● **EXERCISE DESCRIPTION**
Transcribe all of the material exactly, except for its pictures.

#### RECORDED DATA

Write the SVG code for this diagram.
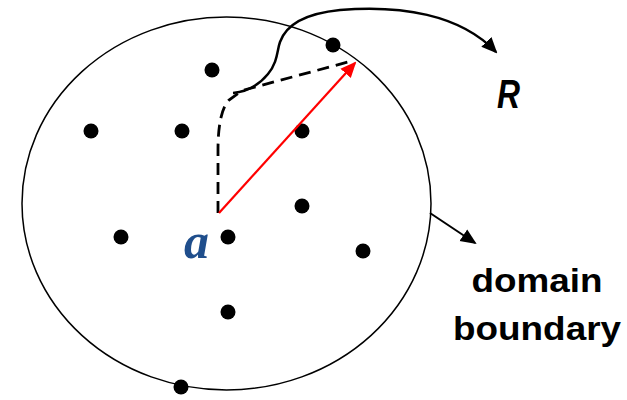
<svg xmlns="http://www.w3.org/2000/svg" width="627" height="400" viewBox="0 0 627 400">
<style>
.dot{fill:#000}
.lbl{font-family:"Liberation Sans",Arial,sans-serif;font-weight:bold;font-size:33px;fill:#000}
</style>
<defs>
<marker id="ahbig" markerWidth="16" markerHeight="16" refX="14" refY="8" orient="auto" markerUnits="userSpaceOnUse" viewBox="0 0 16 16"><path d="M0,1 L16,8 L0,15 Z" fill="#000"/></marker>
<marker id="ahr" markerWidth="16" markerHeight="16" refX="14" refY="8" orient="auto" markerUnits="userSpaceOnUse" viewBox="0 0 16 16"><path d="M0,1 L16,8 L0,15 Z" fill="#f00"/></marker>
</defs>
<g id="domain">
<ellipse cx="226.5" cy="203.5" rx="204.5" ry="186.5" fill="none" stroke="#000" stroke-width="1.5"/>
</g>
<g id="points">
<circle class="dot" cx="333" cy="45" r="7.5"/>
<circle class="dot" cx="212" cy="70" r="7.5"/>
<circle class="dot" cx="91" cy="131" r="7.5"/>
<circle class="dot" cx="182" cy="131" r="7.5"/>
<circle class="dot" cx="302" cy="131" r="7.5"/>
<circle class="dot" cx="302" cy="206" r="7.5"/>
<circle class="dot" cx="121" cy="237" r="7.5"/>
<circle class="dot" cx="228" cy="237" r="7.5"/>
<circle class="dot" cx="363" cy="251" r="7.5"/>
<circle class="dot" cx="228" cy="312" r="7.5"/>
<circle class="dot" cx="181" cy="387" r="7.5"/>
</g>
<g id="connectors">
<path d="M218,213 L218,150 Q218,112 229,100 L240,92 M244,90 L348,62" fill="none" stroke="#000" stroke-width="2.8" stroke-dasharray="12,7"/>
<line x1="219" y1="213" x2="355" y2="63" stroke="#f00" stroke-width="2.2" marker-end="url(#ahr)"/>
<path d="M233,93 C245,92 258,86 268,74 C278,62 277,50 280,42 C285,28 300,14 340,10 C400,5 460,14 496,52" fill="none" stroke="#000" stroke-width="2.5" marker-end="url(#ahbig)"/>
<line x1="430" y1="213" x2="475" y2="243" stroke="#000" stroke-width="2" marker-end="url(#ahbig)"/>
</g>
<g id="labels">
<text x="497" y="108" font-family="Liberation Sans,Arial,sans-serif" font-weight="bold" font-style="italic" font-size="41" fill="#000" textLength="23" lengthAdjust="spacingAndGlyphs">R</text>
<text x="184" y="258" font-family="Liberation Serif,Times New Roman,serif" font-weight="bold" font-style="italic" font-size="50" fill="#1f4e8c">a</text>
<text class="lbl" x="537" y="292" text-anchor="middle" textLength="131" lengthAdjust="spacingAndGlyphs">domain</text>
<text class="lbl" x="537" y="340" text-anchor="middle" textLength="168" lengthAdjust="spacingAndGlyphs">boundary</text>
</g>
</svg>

########

● **RESPONSE TO THIS EXERCISE**
Write the SVG code for this diagram.
<svg xmlns="http://www.w3.org/2000/svg" width="627" height="400" viewBox="0 0 627 400">
<style>
.dot{fill:#000}
.lbl{font-family:"Liberation Sans",Arial,sans-serif;font-weight:bold;font-size:33px;fill:#000}
</style>
<defs>
<marker id="ahbig" markerWidth="16" markerHeight="16" refX="14" refY="8" orient="auto" markerUnits="userSpaceOnUse" viewBox="0 0 16 16"><path d="M0,1 L16,8 L0,15 Z" fill="#000"/></marker>
<marker id="ahr" markerWidth="16" markerHeight="16" refX="14" refY="8" orient="auto" markerUnits="userSpaceOnUse" viewBox="0 0 16 16"><path d="M0,1 L16,8 L0,15 Z" fill="#f00"/></marker>
</defs>
<g id="domain">
<ellipse cx="226.5" cy="203.5" rx="204.5" ry="186.5" fill="none" stroke="#000" stroke-width="1.5"/>
</g>
<g id="points">
<circle class="dot" cx="333" cy="45" r="7.5"/>
<circle class="dot" cx="212" cy="70" r="7.5"/>
<circle class="dot" cx="91" cy="131" r="7.5"/>
<circle class="dot" cx="182" cy="131" r="7.5"/>
<circle class="dot" cx="302" cy="131" r="7.5"/>
<circle class="dot" cx="302" cy="206" r="7.5"/>
<circle class="dot" cx="121" cy="237" r="7.5"/>
<circle class="dot" cx="228" cy="237" r="7.5"/>
<circle class="dot" cx="363" cy="251" r="7.5"/>
<circle class="dot" cx="228" cy="312" r="7.5"/>
<circle class="dot" cx="181" cy="387" r="7.5"/>
</g>
<g id="connectors">
<path d="M218,213 L218,150 Q218,112 229,100 L240,92 M244,90 L348,62" fill="none" stroke="#000" stroke-width="2.8" stroke-dasharray="12,7"/>
<line x1="219" y1="213" x2="355" y2="63" stroke="#f00" stroke-width="2.2" marker-end="url(#ahr)"/>
<path d="M233,93 C245,92 258,86 268,74 C278,62 277,50 280,42 C285,28 300,14 340,10 C400,5 460,14 496,52" fill="none" stroke="#000" stroke-width="2.5" marker-end="url(#ahbig)"/>
<line x1="430" y1="213" x2="475" y2="243" stroke="#000" stroke-width="2" marker-end="url(#ahbig)"/>
</g>
<g id="labels">
<text x="497" y="108" font-family="Liberation Sans,Arial,sans-serif" font-weight="bold" font-style="italic" font-size="41" fill="#000" textLength="23" lengthAdjust="spacingAndGlyphs">R</text>
<text x="184" y="258" font-family="Liberation Serif,Times New Roman,serif" font-weight="bold" font-style="italic" font-size="50" fill="#1f4e8c">a</text>
<text class="lbl" x="537" y="292" text-anchor="middle" textLength="131" lengthAdjust="spacingAndGlyphs">domain</text>
<text class="lbl" x="537" y="340" text-anchor="middle" textLength="168" lengthAdjust="spacingAndGlyphs">boundary</text>
</g>
</svg>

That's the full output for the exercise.